### [SUPPLIED INFORMATION]
..............................

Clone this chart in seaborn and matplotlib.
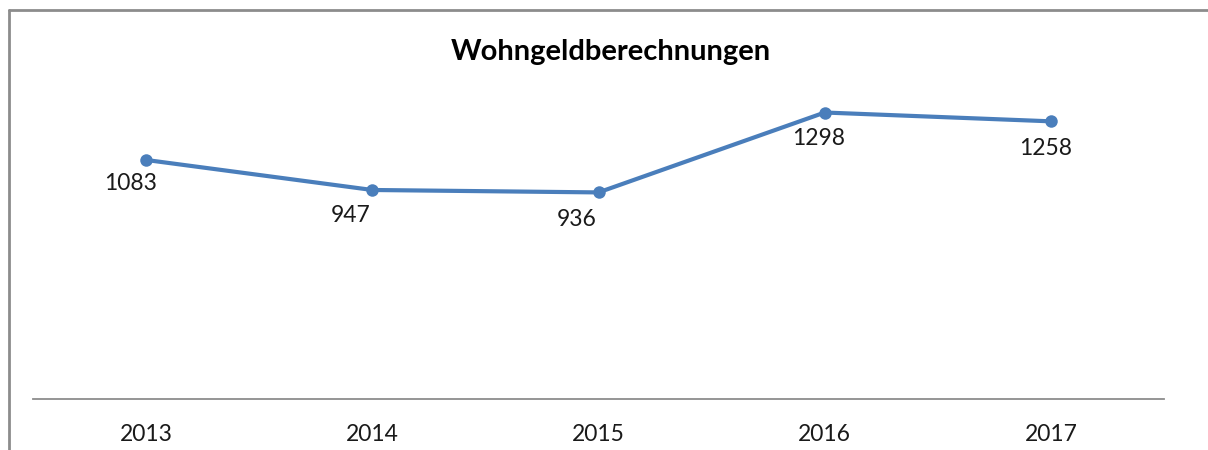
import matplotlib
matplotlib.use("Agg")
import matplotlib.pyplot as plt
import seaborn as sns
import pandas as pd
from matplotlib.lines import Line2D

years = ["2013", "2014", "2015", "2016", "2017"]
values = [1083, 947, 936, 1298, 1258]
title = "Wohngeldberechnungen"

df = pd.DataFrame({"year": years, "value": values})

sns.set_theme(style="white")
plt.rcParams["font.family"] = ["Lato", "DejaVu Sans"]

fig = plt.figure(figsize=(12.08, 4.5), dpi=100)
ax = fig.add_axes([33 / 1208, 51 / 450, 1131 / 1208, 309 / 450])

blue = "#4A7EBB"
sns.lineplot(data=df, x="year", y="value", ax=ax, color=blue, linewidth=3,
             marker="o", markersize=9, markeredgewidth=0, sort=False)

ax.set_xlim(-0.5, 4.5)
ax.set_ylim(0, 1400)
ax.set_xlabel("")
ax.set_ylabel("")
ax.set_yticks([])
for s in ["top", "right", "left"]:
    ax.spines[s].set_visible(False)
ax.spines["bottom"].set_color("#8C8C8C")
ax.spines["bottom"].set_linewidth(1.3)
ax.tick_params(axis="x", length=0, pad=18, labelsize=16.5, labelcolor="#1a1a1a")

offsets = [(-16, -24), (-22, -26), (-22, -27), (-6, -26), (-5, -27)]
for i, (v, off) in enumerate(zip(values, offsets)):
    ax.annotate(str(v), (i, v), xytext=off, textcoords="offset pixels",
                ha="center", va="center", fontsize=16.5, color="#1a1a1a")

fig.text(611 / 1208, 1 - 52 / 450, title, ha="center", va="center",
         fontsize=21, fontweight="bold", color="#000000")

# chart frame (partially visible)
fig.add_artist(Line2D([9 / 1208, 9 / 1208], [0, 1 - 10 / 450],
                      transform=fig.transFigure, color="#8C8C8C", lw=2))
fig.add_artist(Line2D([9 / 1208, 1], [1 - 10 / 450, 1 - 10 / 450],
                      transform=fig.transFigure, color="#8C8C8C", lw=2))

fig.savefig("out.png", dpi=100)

..............................

### [WHAT NEEDS TO BE DONE]
From the data above, write out everything exactly except the pictures.

### [WORKED ANSWER]
Clone this chart in seaborn and matplotlib.
import matplotlib
matplotlib.use("Agg")
import matplotlib.pyplot as plt
import seaborn as sns
import pandas as pd
from matplotlib.lines import Line2D

years = ["2013", "2014", "2015", "2016", "2017"]
values = [1083, 947, 936, 1298, 1258]
title = "Wohngeldberechnungen"

df = pd.DataFrame({"year": years, "value": values})

sns.set_theme(style="white")
plt.rcParams["font.family"] = ["Lato", "DejaVu Sans"]

fig = plt.figure(figsize=(12.08, 4.5), dpi=100)
ax = fig.add_axes([33 / 1208, 51 / 450, 1131 / 1208, 309 / 450])

blue = "#4A7EBB"
sns.lineplot(data=df, x="year", y="value", ax=ax, color=blue, linewidth=3,
             marker="o", markersize=9, markeredgewidth=0, sort=False)

ax.set_xlim(-0.5, 4.5)
ax.set_ylim(0, 1400)
ax.set_xlabel("")
ax.set_ylabel("")
ax.set_yticks([])
for s in ["top", "right", "left"]:
    ax.spines[s].set_visible(False)
ax.spines["bottom"].set_color("#8C8C8C")
ax.spines["bottom"].set_linewidth(1.3)
ax.tick_params(axis="x", length=0, pad=18, labelsize=16.5, labelcolor="#1a1a1a")

offsets = [(-16, -24), (-22, -26), (-22, -27), (-6, -26), (-5, -27)]
for i, (v, off) in enumerate(zip(values, offsets)):
    ax.annotate(str(v), (i, v), xytext=off, textcoords="offset pixels",
                ha="center", va="center", fontsize=16.5, color="#1a1a1a")

fig.text(611 / 1208, 1 - 52 / 450, title, ha="center", va="center",
         fontsize=21, fontweight="bold", color="#000000")

# chart frame (partially visible)
fig.add_artist(Line2D([9 / 1208, 9 / 1208], [0, 1 - 10 / 450],
                      transform=fig.transFigure, color="#8C8C8C", lw=2))
fig.add_artist(Line2D([9 / 1208, 1], [1 - 10 / 450, 1 - 10 / 450],
                      transform=fig.transFigure, color="#8C8C8C", lw=2))

fig.savefig("out.png", dpi=100)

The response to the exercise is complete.